> **WHAT YOU NEED TO DO**: Output the data word for word, dropping every image.

> **AVAILABLE DATA**:
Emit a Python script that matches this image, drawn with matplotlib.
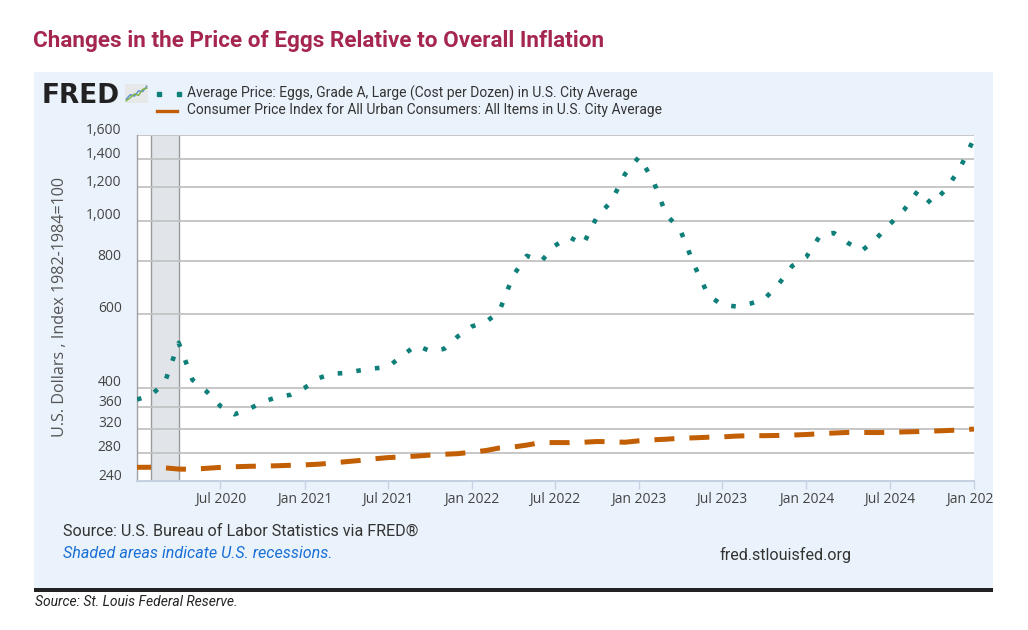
import numpy as np
import pandas as pd
import matplotlib
matplotlib.use("Agg")
import matplotlib.pyplot as plt
from matplotlib.patches import Rectangle
from matplotlib.lines import Line2D
from matplotlib.transforms import ScaledTranslation
from matplotlib import font_manager

# monthly data, Jan 2020 .. Jan 2025
months = pd.date_range("2020-01-01", "2025-01-01", freq="MS")
eggs = [375, 385, 410, 512, 418, 392, 362, 346, 356, 370, 380, 385,
        400, 422, 432, 434, 440, 445, 448, 476, 505, 490, 495, 530,
        560, 575, 605, 740, 825, 800, 872, 915, 878, 1022, 1110, 1290,
        1420, 1245, 1035, 950, 785, 665, 630, 625, 635, 650, 705, 780,
        820, 925, 935, 885, 848, 905, 980, 1060, 1180, 1095, 1190, 1330,
        1570]
cpi = [258.7, 258.8, 258.0, 256.2, 255.9, 257.3, 258.6, 259.5, 260.1, 260.5, 260.9, 261.6,
       262.2, 263.2, 264.8, 266.8, 268.6, 271.0, 272.8, 273.9, 275.1, 276.6, 277.9, 278.8,
       281.1, 283.7, 287.5, 289.1, 292.3, 296.3, 296.3, 296.2, 296.8, 298.0, 297.7, 296.8,
       299.2, 300.8, 301.8, 303.4, 304.1, 305.1, 305.7, 307.0, 307.8, 307.7, 308.1, 308.7,
       309.7, 311.1, 312.2, 313.2, 313.2, 313.0, 313.5, 314.1, 314.7, 315.5, 316.4, 317.6,
       319.1]
recession = ("2020-02-01", "2020-04-01")
y_ticks = [240, 280, 320, 360, 400, 600, 800, 1000, 1200, 1400, 1600]
x_ticks = pd.date_range("2020-07-01", "2025-01-01", freq="6MS")

egg_label = "Average Price: Eggs, Grade A, Large (Cost per Dozen) in U.S. City Average"
cpi_label = "Consumer Price Index for All Urban Consumers: All Items in U.S. City Average"

teal = "#0f7f79"
orange = "#c25e03"
panel_bg = "#eaf3fb"

installed = {f.name for f in font_manager.fontManager.ttflist}
narrow = "Liberation Sans Narrow" if "Liberation Sans Narrow" in installed else "Roboto"
plt.rcParams["font.family"] = ["Open Sans", "DejaVu Sans"]

W, H = 1028, 630
def fx(px):
    return px / W
def fy(py):
    return 1 - py / H

fig = plt.figure(figsize=(W / 100, H / 100), dpi=100)
fig.patch.set_facecolor("white")

panel = Rectangle((fx(34), fy(588)), (993 - 34) / W, (588 - 72) / H,
                  transform=fig.transFigure, facecolor=panel_bg, edgecolor="none", zorder=0)
fig.add_artist(panel)
fig.add_artist(Rectangle((fx(34), fy(591.5)), (993 - 34) / W, 3.5 / H,
                         transform=fig.transFigure, facecolor="#222222", edgecolor="none"))

ax = fig.add_axes([fx(137), fy(481), (974 - 137) / W, (481 - 135) / H])
ax.set_facecolor("white")

ax.axvspan(pd.Timestamp(recession[0]), pd.Timestamp(recession[1]),
           facecolor="#e1e5ea", edgecolor="none", zorder=0.3)
for d in recession:
    ax.axvline(pd.Timestamp(d), color="#9a9a9a", lw=1, zorder=0.4)

ax.plot(months, eggs, color=teal, lw=3.3, linestyle=(0, (1, 3.1)),
        dash_capstyle="butt", zorder=3)
ax.plot(months, cpi, color=orange, lw=3.6, linestyle=(1.2, (4, 3)),
        dash_capstyle="butt", zorder=3)

ax.set_yscale("log")
ax.set_ylim(240, 1600)
ax.set_xlim(pd.Timestamp("2020-01-01"), pd.Timestamp("2025-01-01"))
ax.minorticks_off()
ax.set_yticks(y_ticks)
ax.set_yticklabels([f"{v:,}" for v in y_ticks])
ax.set_xticks(x_ticks)
ax.set_xticklabels([d.strftime("%b %Y") for d in x_ticks])

ax.set_axisbelow(True)
ax.yaxis.grid(True, color="#c3c3c3", lw=1.3)
for s in ["top", "right"]:
    ax.spines[s].set_visible(False)
ax.spines["left"].set_color("#a0a0a0")
ax.spines["left"].set_linewidth(1)
ax.spines["bottom"].set_color("#c5d1e0")
ax.spines["bottom"].set_linewidth(1.5)
ax.tick_params(axis="x", length=6, width=1, color="#c8d4e4", pad=2,
               labelsize=10, labelcolor="#444444")
ax.tick_params(axis="y", length=0, pad=11, labelsize=10, labelcolor="#444444")

shift = ScaledTranslation(0, 0.07, fig.dpi_scale_trans)
for t in ax.yaxis.get_major_ticks():
    t.label1.set_transform(t.label1.get_transform() + shift)
for lab in ax.get_xticklabels():
    lab.set_clip_on(True)
    lab.set_clip_path(panel)

fig.text(fx(60), fy(307), "U.S. Dollars , Index 1982-1984=100", rotation=90,
         ha="center", va="center", fontsize=11.6, color="#555555")

# title
fig.text(fx(33), fy(47.5), "Changes in the Price of Eggs Relative to Overall Inflation",
         family=narrow, weight="bold", fontsize=16.2, color="#a5274f", va="baseline")

# FRED logo
fig.text(fx(42), fy(103), "FRED", family="DejaVu Sans", weight="bold", fontsize=19,
         color="#222222", va="baseline")
icon = fig.add_axes([fx(125), fy(103), 23 / W, 19 / H])
icon.set_facecolor("#e6e8ea")
icon.set_xticks([])
icon.set_yticks([])
for s in icon.spines.values():
    s.set_visible(False)
icon_x = [0, 1, 2, 3, 4, 5]
icon.plot(icon_x, [1, 2.2, 1.8, 3.2, 3.0, 4.4], color="#5b8fc9", lw=1)
icon.plot(icon_x, [0.6, 1.4, 2.4, 2.0, 3.6, 3.9], color="#7cb342", lw=1)
icon.set_xlim(-0.3, 5.3)
icon.set_ylim(0, 5)

# legend
fig.add_artist(Line2D([fx(159.3), fx(179)], [fy(93.5)] * 2, marker="s", ms=3.2,
                      linestyle="none", color=teal, transform=fig.transFigure))
fig.add_artist(Line2D([fx(157), fx(177)], [fy(111)] * 2, lw=2.4, color=orange,
                      transform=fig.transFigure))
fig.text(fx(187), fy(97.5), egg_label, family="Roboto", fontsize=10,
         color="#333333", va="baseline")
fig.text(fx(187), fy(114), cpi_label, family="Roboto", fontsize=10,
         color="#333333", va="baseline")

# notes
fig.text(fx(63), fy(535.5), "Source: U.S. Bureau of Labor Statistics via FRED®",
         family="Roboto", fontsize=11.6, color="#333333", va="baseline")
fig.text(fx(63), fy(558), "Shaded areas indicate U.S. recessions.", family="Roboto",
         style="italic", fontsize=11.6, color="#1a6fd6", va="baseline")
fig.text(fx(719), fy(560), "fred.stlouisfed.org", family="Roboto", fontsize=11.6,
         color="#333333", va="baseline")
fig.text(fx(35), fy(606.5), "Source: St. Louis Federal Reserve.", family=narrow,
         style="italic", fontsize=10, color="#222222", va="baseline")

fig.savefig("out.png", dpi=100)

> **WRITTEN RESPONSE**:
Emit a Python script that matches this image, drawn with matplotlib.
import numpy as np
import pandas as pd
import matplotlib
matplotlib.use("Agg")
import matplotlib.pyplot as plt
from matplotlib.patches import Rectangle
from matplotlib.lines import Line2D
from matplotlib.transforms import ScaledTranslation
from matplotlib import font_manager

# monthly data, Jan 2020 .. Jan 2025
months = pd.date_range("2020-01-01", "2025-01-01", freq="MS")
eggs = [375, 385, 410, 512, 418, 392, 362, 346, 356, 370, 380, 385,
        400, 422, 432, 434, 440, 445, 448, 476, 505, 490, 495, 530,
        560, 575, 605, 740, 825, 800, 872, 915, 878, 1022, 1110, 1290,
        1420, 1245, 1035, 950, 785, 665, 630, 625, 635, 650, 705, 780,
        820, 925, 935, 885, 848, 905, 980, 1060, 1180, 1095, 1190, 1330,
        1570]
cpi = [258.7, 258.8, 258.0, 256.2, 255.9, 257.3, 258.6, 259.5, 260.1, 260.5, 260.9, 261.6,
       262.2, 263.2, 264.8, 266.8, 268.6, 271.0, 272.8, 273.9, 275.1, 276.6, 277.9, 278.8,
       281.1, 283.7, 287.5, 289.1, 292.3, 296.3, 296.3, 296.2, 296.8, 298.0, 297.7, 296.8,
       299.2, 300.8, 301.8, 303.4, 304.1, 305.1, 305.7, 307.0, 307.8, 307.7, 308.1, 308.7,
       309.7, 311.1, 312.2, 313.2, 313.2, 313.0, 313.5, 314.1, 314.7, 315.5, 316.4, 317.6,
       319.1]
recession = ("2020-02-01", "2020-04-01")
y_ticks = [240, 280, 320, 360, 400, 600, 800, 1000, 1200, 1400, 1600]
x_ticks = pd.date_range("2020-07-01", "2025-01-01", freq="6MS")

egg_label = "Average Price: Eggs, Grade A, Large (Cost per Dozen) in U.S. City Average"
cpi_label = "Consumer Price Index for All Urban Consumers: All Items in U.S. City Average"

teal = "#0f7f79"
orange = "#c25e03"
panel_bg = "#eaf3fb"

installed = {f.name for f in font_manager.fontManager.ttflist}
narrow = "Liberation Sans Narrow" if "Liberation Sans Narrow" in installed else "Roboto"
plt.rcParams["font.family"] = ["Open Sans", "DejaVu Sans"]

W, H = 1028, 630
def fx(px):
    return px / W
def fy(py):
    return 1 - py / H

fig = plt.figure(figsize=(W / 100, H / 100), dpi=100)
fig.patch.set_facecolor("white")

panel = Rectangle((fx(34), fy(588)), (993 - 34) / W, (588 - 72) / H,
                  transform=fig.transFigure, facecolor=panel_bg, edgecolor="none", zorder=0)
fig.add_artist(panel)
fig.add_artist(Rectangle((fx(34), fy(591.5)), (993 - 34) / W, 3.5 / H,
                         transform=fig.transFigure, facecolor="#222222", edgecolor="none"))

ax = fig.add_axes([fx(137), fy(481), (974 - 137) / W, (481 - 135) / H])
ax.set_facecolor("white")

ax.axvspan(pd.Timestamp(recession[0]), pd.Timestamp(recession[1]),
           facecolor="#e1e5ea", edgecolor="none", zorder=0.3)
for d in recession:
    ax.axvline(pd.Timestamp(d), color="#9a9a9a", lw=1, zorder=0.4)

ax.plot(months, eggs, color=teal, lw=3.3, linestyle=(0, (1, 3.1)),
        dash_capstyle="butt", zorder=3)
ax.plot(months, cpi, color=orange, lw=3.6, linestyle=(1.2, (4, 3)),
        dash_capstyle="butt", zorder=3)

ax.set_yscale("log")
ax.set_ylim(240, 1600)
ax.set_xlim(pd.Timestamp("2020-01-01"), pd.Timestamp("2025-01-01"))
ax.minorticks_off()
ax.set_yticks(y_ticks)
ax.set_yticklabels([f"{v:,}" for v in y_ticks])
ax.set_xticks(x_ticks)
ax.set_xticklabels([d.strftime("%b %Y") for d in x_ticks])

ax.set_axisbelow(True)
ax.yaxis.grid(True, color="#c3c3c3", lw=1.3)
for s in ["top", "right"]:
    ax.spines[s].set_visible(False)
ax.spines["left"].set_color("#a0a0a0")
ax.spines["left"].set_linewidth(1)
ax.spines["bottom"].set_color("#c5d1e0")
ax.spines["bottom"].set_linewidth(1.5)
ax.tick_params(axis="x", length=6, width=1, color="#c8d4e4", pad=2,
               labelsize=10, labelcolor="#444444")
ax.tick_params(axis="y", length=0, pad=11, labelsize=10, labelcolor="#444444")

shift = ScaledTranslation(0, 0.07, fig.dpi_scale_trans)
for t in ax.yaxis.get_major_ticks():
    t.label1.set_transform(t.label1.get_transform() + shift)
for lab in ax.get_xticklabels():
    lab.set_clip_on(True)
    lab.set_clip_path(panel)

fig.text(fx(60), fy(307), "U.S. Dollars , Index 1982-1984=100", rotation=90,
         ha="center", va="center", fontsize=11.6, color="#555555")

# title
fig.text(fx(33), fy(47.5), "Changes in the Price of Eggs Relative to Overall Inflation",
         family=narrow, weight="bold", fontsize=16.2, color="#a5274f", va="baseline")

# FRED logo
fig.text(fx(42), fy(103), "FRED", family="DejaVu Sans", weight="bold", fontsize=19,
         color="#222222", va="baseline")
icon = fig.add_axes([fx(125), fy(103), 23 / W, 19 / H])
icon.set_facecolor("#e6e8ea")
icon.set_xticks([])
icon.set_yticks([])
for s in icon.spines.values():
    s.set_visible(False)
icon_x = [0, 1, 2, 3, 4, 5]
icon.plot(icon_x, [1, 2.2, 1.8, 3.2, 3.0, 4.4], color="#5b8fc9", lw=1)
icon.plot(icon_x, [0.6, 1.4, 2.4, 2.0, 3.6, 3.9], color="#7cb342", lw=1)
icon.set_xlim(-0.3, 5.3)
icon.set_ylim(0, 5)

# legend
fig.add_artist(Line2D([fx(159.3), fx(179)], [fy(93.5)] * 2, marker="s", ms=3.2,
                      linestyle="none", color=teal, transform=fig.transFigure))
fig.add_artist(Line2D([fx(157), fx(177)], [fy(111)] * 2, lw=2.4, color=orange,
                      transform=fig.transFigure))
fig.text(fx(187), fy(97.5), egg_label, family="Roboto", fontsize=10,
         color="#333333", va="baseline")
fig.text(fx(187), fy(114), cpi_label, family="Roboto", fontsize=10,
         color="#333333", va="baseline")

# notes
fig.text(fx(63), fy(535.5), "Source: U.S. Bureau of Labor Statistics via FRED®",
         family="Roboto", fontsize=11.6, color="#333333", va="baseline")
fig.text(fx(63), fy(558), "Shaded areas indicate U.S. recessions.", family="Roboto",
         style="italic", fontsize=11.6, color="#1a6fd6", va="baseline")
fig.text(fx(719), fy(560), "fred.stlouisfed.org", family="Roboto", fontsize=11.6,
         color="#333333", va="baseline")
fig.text(fx(35), fy(606.5), "Source: St. Louis Federal Reserve.", family=narrow,
         style="italic", fontsize=10, color="#222222", va="baseline")

fig.savefig("out.png", dpi=100)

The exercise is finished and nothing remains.